The Ascend P6 shows that the Chinese manufacturer can really make an impression on the Android market with its stunningly slim - if slightly derivative - design, as well as some quirky features that mark it out as a little bit different. But it's playing catch-up to an ever strengthening pack.
Extremely thin and light
Small internal storage
Weak apps and widgets
App compatibility issues
Why you can trust TechRadar We spend hours testing every product or service we review, so you can be sure you’re buying the best. Find out more about how we test.
The Huawei Ascend P6 represents the Chinese smartphone manufacturer's biggest attempt yet to join the Android elite. It boasts a level of design and a range of quietly innovative features that are in many ways worthy of Samsung, HTC, LG and Sony at their best.
Despite this, it's not quite in the same category as the absolute top-spec beasts such as the HTC One, Samsung Galaxy S4, and Sony Xperia Z. In fact, with its 4.7-inch 720p display and 8-megapixel camera it's closer in raw specs to the likes of the Google Nexus 4 and the Samsung Galaxy S3.

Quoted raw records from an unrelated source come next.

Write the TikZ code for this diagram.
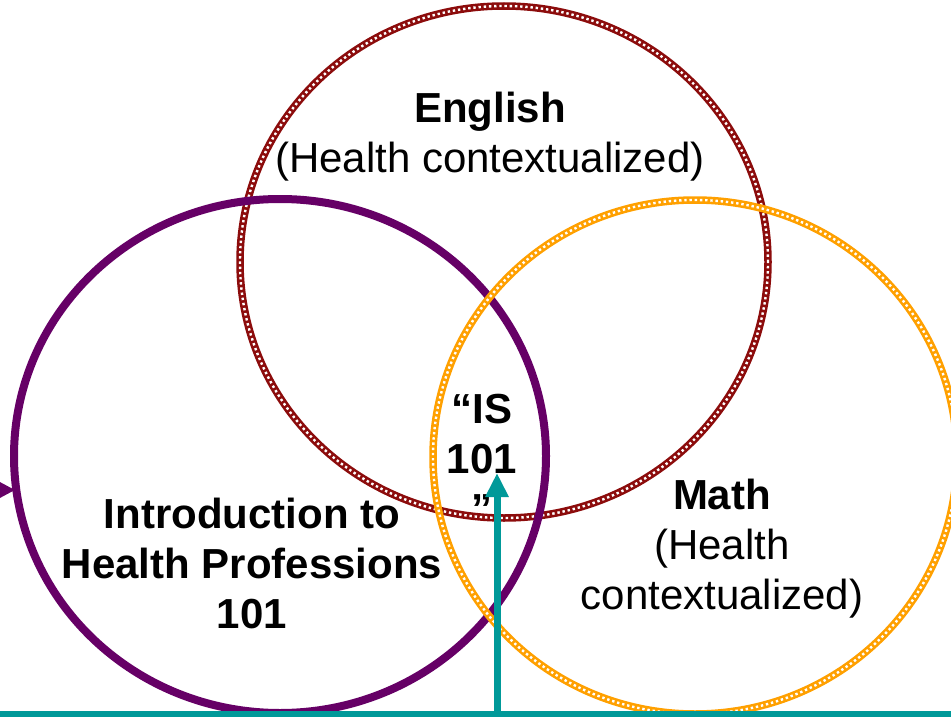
\documentclass[tikz,border=0pt]{standalone}
\usepackage{fontspec}
\setmainfont{Liberation Sans}
\usetikzlibrary{shapes.geometric,arrows.meta}

\definecolor{engred}{RGB}{140,12,12}
\definecolor{mathorange}{RGB}{255,160,0}
\definecolor{hpurple}{RGB}{102,0,102}
\definecolor{hteal}{RGB}{0,153,153}

\tikzset{
  ring/.style={ellipse, inner sep=0pt, line width=7.5pt, draw=#1,
    postaction={draw=white, line width=2.4pt, dash pattern=on 2.4pt off 2.8pt}},
  solidring/.style={ellipse, inner sep=0pt, line width=8pt, draw=#1},
  venntext/.style={anchor=base, align=center, inner sep=0pt,
    font=\fontsize{42}{50}\selectfont},
}

\begin{document}
\begin{tikzpicture}[x=1pt,y=-1pt]

        \useasboundingbox (0,0) rectangle (951,717);

        % the three subjects
        \node[ring=engred, minimum width=528, minimum height=512] (english) at (504,262) {};
        \node[solidring=hpurple, minimum width=532, minimum height=514] (intro) at (280,456) {};
        \node[ring=mathorange, minimum width=524, minimum height=514] (math) at (695,457) {};

        % texts (base = last line)
        \node[venntext] (englishtxt) at (490,172) {\textbf{English}\\(Health contextualized)};
        \node[venntext] (introtxt) at (252,628) {\textbf{Introduction to}\\\textbf{Health Professions}\\\textbf{101}};
        \node[venntext] (mathtxt) at (722,609) {\textbf{Math}\\(Health\\contextualized)};
        \node[venntext] (istxt) at (482,523) {\textbf{“IS}\\\textbf{101}\\\textbf{”}};

        % arrows
        \coordinate (base) at (0,714);
        \coordinate (baseend) at (951,714);
        \coordinate (foot) at (497,714);
        \coordinate (tip) at (497,473);
        \coordinate (left) at (0,490);
        \coordinate (lefttip) at (15,490);

        \draw[hteal, line width=6pt] (base) -- (baseend);
        \draw[hteal, line width=7pt, -{Triangle[width=22pt,length=24pt]}] (foot) -- (tip);
        \draw[hpurple, line width=3pt, -{Triangle[width=15pt,length=15pt]}] (left) -- (lefttip);

      \end{tikzpicture}
\end{document}
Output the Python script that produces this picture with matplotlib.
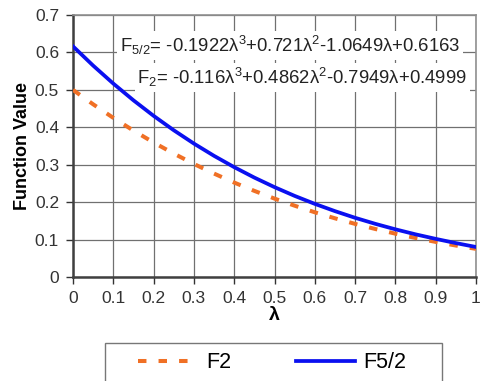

Infact the Huawei Ascend P2 features slightly better specs such as a 13MP rear camera, although it's body isn't as premium as the P6's.
Of course, with the phone set to be offered for around £25 per month on contract, the Ascend P6 will also be considerably cheaper than the current top crop. You might even call it an upper-mid range device.
But you get the feeling Huawei is taking a slightly different approach here. With some of its sleek hardware, software design cues and focus on style and functionality over willy-waving specs, the Huawei Ascend P6 appears to be following Apple's lead more than any of the aforementioned Android giants.
It's immediately clear the moment you take it out of its classy, compact white box. The super-slim, squared-off body, flat surfaces and metallic rim are pure iPhone 5 (though the colouring of our black model is closer to the iPhone 4S). It even comes with its own pre-packed 'bumper', but don't worry - we didn't notice any death-grip issues.
That's not to say that the Huawei Ascend P6 is a straight-ahead iPhone knock-off - its rounded bottom edge and subtly textured rear see off that charge.
Unlike the major devices listed above, then, the Huawei Ascend P6 doesn't have a distinctive design language to call its own, but that doesn't mean it isn't a pleasure to hold and to look at.
The handset's sleek design isn't just easy on the eye, either. At a shade under 6.2 mm thick, Huawei is claiming that this is the slimmest smartphone in the world. It's certainly a good 1.4 mm thinner than the iPhone 5 and a whopping 3.1 mm slimmer than the HTC One, which is the closest Android phone to this in terms of premium feel.
At 120g, the Huawei Ascend P6 is also a good 10 grams lighter than the Samsung Galaxy S4 or the Google Nexus 4.
All in all,the phone's lightness and slimness, allied to an extremely thin bezel, makes for a rare 4.7-inch smartphone that's viable to use one-handed - provided you have reasonably long flexible fingers, of course.
Going back to that 4.7-inch display, whilst it's 'only' a 720p model - which means it can't compete with 1080p big-hitters like the HTC One for sheer sharpness - it is one of the better examples of its kind.
Colour reproduction is excellent, and you can tweak the colour temperature within the settings menu if you're used to a warmer or cooler display.
There's even a Magic Touch feature that enables you to use the phone with your gloves on, which is a fantastic thing to have when you live in a generally chilly country like the UK.
This should really be in more smartphones by now, but so far it's only really Nokia (although the likes of Samsung and co. are getting on board slowly) that's adopted it with any enthusiasm. Well done Huawei.
In terms of external ports and buttons, Huawei has made some interesting decisions. The power button and volume rocker placement is pretty tradition, up high on the right hand side. In both look and ultra-clicky feel they reminded us of the Asus PadFone 2 equivalents, which is no bad thing.
The most notable thing on the controls front is the lack of physical or capacitive control keys. Rather, Huawei is one of the few third party manufacturers to follow Google's lead and opt for virtual buttons built into the UI (more on which in a moment).
The ports are even more unorthodox. You'll find the microUSB port situated on the top edge of the Ascend P6, which is unusual in itself. But the truly out-there element here is the 3.5mm headphone jack, which is situated right at the bottom of the left hand edge.
That would be odd enough, but then there's the bizarre metal nub-like cover that we initially mistook for a lanyard hook. Once removed, it turns out that it's a small drawing pin-shaped tool for accessing the Ascend P6's SIM and microSD trays.
It looks quite stylish when in place and serves its purpose well when out and in use, but what do you do with this tiny metal object when you're using the headphone socket? Lose it, we suspect.
Still, at least there is a microSD slot present to require such a tool. With a paltry 8GB of internal storage available here, additional memory is sorely needed. For music fans, gamers, and power users 8GB definitely won't be enough, so we're extremely glad that Huawei included a microSD slot - even if accessing it proves a little fiddly.